WRITTEN TASK
Set down each line from the one containing "Rebuild this chart" to the one containing "329, 326, 324]", inclusive, exactly as written and with nothing further.

SOURCE MATERIAL
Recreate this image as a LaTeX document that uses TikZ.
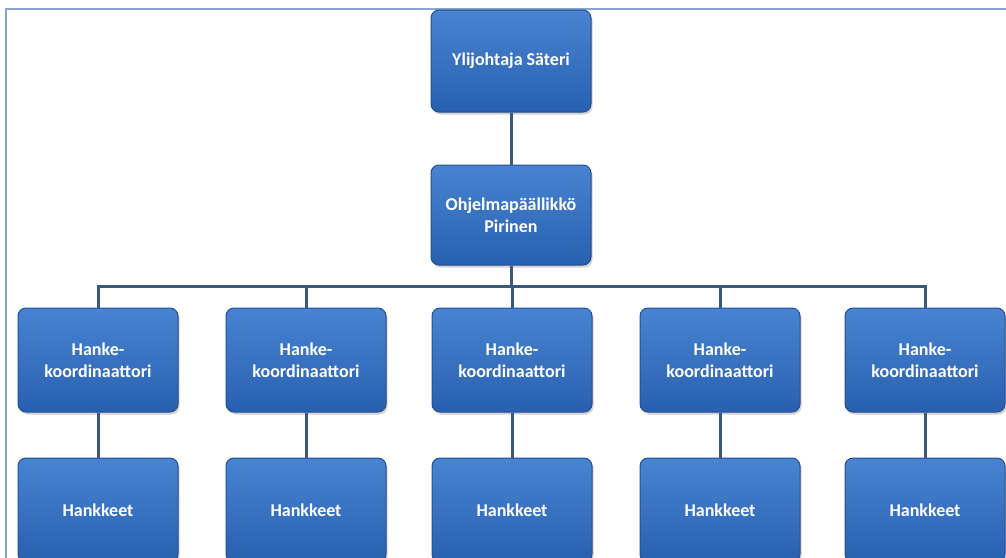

---

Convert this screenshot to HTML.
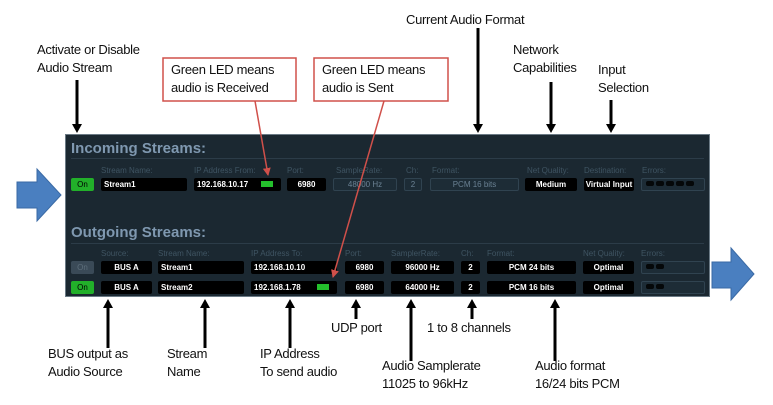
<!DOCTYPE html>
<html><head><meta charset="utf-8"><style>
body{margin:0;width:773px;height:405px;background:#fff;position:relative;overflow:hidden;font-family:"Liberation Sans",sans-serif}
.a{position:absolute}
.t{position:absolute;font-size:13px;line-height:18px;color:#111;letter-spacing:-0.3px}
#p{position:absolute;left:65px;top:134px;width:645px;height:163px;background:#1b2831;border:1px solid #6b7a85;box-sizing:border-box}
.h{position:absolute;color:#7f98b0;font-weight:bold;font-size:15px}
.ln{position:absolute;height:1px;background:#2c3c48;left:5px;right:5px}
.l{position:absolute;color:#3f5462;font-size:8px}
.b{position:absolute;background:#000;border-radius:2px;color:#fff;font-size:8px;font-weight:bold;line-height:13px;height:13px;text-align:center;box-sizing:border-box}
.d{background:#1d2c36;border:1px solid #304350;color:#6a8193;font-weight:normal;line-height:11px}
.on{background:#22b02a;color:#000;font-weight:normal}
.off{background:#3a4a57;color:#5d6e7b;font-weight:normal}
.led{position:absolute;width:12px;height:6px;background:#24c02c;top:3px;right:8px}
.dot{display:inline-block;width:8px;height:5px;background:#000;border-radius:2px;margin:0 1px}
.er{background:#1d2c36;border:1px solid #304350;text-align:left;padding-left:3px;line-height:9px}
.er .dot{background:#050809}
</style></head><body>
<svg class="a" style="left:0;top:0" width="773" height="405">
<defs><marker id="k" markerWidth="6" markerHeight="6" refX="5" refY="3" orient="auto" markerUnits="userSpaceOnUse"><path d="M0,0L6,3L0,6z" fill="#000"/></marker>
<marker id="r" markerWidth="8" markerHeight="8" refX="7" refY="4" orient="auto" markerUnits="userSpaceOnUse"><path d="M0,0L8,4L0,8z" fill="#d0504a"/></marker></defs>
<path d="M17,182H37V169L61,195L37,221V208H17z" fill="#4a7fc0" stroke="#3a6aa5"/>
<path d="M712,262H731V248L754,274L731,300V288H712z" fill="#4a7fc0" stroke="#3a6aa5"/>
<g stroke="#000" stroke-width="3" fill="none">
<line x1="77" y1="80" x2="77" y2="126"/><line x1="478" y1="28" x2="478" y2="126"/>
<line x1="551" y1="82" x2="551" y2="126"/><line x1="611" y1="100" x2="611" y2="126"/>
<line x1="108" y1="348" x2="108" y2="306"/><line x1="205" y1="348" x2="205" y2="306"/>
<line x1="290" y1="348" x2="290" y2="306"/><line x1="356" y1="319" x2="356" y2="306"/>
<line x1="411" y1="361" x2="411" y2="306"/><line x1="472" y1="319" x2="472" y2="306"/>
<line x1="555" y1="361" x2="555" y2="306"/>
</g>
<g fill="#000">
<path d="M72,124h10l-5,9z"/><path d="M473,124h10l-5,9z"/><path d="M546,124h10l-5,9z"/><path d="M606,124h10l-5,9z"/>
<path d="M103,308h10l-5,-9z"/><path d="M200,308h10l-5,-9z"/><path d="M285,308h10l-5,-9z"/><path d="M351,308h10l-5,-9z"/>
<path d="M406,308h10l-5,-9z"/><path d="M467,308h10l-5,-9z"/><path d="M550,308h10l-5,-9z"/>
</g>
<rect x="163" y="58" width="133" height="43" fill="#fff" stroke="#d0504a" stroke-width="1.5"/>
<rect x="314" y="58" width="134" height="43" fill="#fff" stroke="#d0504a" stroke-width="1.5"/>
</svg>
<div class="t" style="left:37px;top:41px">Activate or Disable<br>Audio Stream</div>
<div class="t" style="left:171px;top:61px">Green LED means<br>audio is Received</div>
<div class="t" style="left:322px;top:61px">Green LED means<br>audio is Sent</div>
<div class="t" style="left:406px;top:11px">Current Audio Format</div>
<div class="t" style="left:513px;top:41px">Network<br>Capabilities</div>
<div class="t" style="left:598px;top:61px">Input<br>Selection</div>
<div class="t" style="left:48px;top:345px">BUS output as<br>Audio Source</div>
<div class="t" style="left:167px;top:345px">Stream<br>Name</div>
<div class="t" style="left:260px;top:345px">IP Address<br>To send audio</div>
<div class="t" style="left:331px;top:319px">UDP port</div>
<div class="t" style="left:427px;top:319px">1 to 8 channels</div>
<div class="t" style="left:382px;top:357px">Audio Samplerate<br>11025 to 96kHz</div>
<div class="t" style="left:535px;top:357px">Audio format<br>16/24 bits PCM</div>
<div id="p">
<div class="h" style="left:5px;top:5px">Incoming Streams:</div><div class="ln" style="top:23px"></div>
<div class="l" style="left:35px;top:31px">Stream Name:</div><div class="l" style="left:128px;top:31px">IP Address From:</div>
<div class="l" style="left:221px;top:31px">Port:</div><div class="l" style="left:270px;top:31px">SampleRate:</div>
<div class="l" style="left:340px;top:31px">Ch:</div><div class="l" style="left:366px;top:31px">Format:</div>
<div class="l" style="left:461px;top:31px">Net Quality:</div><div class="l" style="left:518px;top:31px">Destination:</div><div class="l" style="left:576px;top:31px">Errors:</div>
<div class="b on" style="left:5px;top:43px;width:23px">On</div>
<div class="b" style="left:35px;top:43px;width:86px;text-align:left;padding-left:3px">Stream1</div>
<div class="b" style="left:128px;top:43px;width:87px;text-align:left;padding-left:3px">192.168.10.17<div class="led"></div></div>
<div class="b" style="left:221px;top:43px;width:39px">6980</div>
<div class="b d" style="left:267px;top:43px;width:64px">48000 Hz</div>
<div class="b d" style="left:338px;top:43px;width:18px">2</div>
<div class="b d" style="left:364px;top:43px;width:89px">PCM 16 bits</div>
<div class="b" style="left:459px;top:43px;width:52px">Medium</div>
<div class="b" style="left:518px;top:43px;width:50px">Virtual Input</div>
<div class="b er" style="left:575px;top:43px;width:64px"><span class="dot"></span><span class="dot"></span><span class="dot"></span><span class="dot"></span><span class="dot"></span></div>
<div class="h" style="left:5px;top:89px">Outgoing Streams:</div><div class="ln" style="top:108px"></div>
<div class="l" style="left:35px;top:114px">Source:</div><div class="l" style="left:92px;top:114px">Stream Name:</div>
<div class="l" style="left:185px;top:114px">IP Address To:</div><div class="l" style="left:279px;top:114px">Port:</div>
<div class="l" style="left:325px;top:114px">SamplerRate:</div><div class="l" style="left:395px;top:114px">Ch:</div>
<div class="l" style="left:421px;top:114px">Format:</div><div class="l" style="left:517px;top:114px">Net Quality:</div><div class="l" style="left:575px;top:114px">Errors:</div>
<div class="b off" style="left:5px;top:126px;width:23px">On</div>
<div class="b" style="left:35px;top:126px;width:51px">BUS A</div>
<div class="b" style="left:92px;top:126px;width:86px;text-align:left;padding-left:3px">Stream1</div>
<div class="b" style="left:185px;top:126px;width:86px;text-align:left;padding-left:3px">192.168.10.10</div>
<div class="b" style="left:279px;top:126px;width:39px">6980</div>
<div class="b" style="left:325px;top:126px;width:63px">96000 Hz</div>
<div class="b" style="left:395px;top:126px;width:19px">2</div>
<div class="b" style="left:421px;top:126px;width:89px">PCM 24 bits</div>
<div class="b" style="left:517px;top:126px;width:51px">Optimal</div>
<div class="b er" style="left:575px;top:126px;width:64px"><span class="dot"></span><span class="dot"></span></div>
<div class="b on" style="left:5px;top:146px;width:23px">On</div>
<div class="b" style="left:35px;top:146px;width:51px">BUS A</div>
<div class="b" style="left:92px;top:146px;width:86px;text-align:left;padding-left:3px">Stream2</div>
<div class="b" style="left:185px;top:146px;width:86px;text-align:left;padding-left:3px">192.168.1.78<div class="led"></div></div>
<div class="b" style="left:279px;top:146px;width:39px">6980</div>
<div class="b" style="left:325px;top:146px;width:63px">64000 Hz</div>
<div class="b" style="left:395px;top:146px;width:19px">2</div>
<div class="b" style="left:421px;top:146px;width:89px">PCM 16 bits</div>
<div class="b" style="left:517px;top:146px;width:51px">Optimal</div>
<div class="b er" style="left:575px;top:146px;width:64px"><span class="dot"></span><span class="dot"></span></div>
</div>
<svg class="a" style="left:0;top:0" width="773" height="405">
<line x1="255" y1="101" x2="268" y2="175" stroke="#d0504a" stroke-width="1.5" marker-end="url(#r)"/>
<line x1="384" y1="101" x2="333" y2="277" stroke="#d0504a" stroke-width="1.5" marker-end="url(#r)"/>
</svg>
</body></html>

...

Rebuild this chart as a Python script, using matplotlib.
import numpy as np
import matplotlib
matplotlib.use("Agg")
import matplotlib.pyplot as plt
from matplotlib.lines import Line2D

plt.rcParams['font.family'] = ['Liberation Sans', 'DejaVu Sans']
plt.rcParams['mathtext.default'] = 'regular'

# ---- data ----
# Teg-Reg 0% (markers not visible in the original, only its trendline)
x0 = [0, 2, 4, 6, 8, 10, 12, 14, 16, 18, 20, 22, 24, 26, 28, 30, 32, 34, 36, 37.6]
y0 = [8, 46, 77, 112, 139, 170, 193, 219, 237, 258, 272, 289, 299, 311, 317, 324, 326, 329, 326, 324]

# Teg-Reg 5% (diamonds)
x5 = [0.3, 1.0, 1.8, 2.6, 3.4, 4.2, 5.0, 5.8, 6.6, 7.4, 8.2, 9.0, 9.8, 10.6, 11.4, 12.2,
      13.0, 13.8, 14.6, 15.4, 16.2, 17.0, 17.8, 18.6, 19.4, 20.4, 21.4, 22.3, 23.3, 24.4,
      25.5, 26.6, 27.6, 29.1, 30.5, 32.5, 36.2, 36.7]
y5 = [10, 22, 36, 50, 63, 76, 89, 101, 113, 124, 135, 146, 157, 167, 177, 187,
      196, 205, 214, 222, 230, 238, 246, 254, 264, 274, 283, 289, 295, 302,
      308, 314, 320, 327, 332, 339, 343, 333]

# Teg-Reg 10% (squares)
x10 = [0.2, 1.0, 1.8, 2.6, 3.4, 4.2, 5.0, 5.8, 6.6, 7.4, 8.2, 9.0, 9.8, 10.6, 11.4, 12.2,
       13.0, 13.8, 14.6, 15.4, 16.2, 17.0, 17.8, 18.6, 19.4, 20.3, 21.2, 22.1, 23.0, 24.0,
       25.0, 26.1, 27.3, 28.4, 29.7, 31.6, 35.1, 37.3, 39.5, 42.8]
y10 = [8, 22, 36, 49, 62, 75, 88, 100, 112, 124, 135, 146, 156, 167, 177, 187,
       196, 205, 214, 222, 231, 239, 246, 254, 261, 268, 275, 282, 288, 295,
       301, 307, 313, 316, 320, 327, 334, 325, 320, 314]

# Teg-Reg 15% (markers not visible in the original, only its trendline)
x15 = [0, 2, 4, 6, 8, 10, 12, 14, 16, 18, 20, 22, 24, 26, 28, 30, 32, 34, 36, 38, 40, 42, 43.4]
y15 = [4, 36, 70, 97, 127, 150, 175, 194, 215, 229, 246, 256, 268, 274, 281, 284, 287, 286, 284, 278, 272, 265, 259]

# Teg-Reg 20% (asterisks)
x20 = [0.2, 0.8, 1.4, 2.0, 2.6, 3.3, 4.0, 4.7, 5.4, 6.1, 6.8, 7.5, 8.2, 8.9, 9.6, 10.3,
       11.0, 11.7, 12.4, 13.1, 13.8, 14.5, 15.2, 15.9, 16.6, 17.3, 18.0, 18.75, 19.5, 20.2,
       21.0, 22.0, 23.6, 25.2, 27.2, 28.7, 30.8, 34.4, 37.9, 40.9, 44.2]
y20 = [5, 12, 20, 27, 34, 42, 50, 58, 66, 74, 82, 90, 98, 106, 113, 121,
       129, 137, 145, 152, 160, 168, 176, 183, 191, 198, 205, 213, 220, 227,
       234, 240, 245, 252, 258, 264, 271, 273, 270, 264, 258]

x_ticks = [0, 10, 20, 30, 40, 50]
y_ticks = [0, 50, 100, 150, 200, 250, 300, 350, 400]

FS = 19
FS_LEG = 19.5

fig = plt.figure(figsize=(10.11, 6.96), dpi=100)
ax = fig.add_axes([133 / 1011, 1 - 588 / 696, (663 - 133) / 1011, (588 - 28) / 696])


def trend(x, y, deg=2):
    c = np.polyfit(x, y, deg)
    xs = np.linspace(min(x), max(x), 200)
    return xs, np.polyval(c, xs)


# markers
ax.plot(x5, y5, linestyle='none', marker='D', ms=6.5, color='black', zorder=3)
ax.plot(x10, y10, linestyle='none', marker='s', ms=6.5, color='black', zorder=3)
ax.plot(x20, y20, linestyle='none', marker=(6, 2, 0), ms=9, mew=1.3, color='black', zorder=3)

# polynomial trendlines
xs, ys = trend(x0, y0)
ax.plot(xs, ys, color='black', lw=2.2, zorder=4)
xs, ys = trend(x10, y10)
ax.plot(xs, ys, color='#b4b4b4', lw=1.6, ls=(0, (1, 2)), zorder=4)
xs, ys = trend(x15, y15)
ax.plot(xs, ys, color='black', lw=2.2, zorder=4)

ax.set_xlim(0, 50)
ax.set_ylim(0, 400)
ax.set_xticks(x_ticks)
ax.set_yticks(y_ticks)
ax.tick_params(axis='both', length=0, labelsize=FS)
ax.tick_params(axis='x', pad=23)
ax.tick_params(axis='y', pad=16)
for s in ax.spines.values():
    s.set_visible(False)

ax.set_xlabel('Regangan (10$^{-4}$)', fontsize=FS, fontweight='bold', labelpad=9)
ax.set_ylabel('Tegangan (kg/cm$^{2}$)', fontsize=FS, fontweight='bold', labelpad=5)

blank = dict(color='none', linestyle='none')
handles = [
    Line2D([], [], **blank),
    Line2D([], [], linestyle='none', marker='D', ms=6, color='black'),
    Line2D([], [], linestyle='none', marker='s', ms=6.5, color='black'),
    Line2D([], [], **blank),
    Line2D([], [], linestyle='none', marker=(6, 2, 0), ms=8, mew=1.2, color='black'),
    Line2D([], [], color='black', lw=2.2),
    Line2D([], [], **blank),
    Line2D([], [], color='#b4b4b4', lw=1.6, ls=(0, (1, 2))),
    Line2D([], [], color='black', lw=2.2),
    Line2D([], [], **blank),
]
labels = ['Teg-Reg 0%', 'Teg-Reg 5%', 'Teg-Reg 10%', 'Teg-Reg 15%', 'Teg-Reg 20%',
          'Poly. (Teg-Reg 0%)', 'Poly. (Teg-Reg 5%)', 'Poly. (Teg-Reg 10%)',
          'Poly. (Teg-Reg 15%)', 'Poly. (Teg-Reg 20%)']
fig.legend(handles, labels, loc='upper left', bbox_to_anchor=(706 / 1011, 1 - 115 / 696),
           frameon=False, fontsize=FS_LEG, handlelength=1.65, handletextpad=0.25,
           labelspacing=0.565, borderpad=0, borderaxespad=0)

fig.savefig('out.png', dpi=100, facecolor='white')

WRITTEN SOLUTION
Rebuild this chart as a Python script, using matplotlib.
import numpy as np
import matplotlib
matplotlib.use("Agg")
import matplotlib.pyplot as plt
from matplotlib.lines import Line2D

plt.rcParams['font.family'] = ['Liberation Sans', 'DejaVu Sans']
plt.rcParams['mathtext.default'] = 'regular'

# ---- data ----
# Teg-Reg 0% (markers not visible in the original, only its trendline)
x0 = [0, 2, 4, 6, 8, 10, 12, 14, 16, 18, 20, 22, 24, 26, 28, 30, 32, 34, 36, 37.6]
y0 = [8, 46, 77, 112, 139, 170, 193, 219, 237, 258, 272, 289, 299, 311, 317, 324, 326, 329, 326, 324]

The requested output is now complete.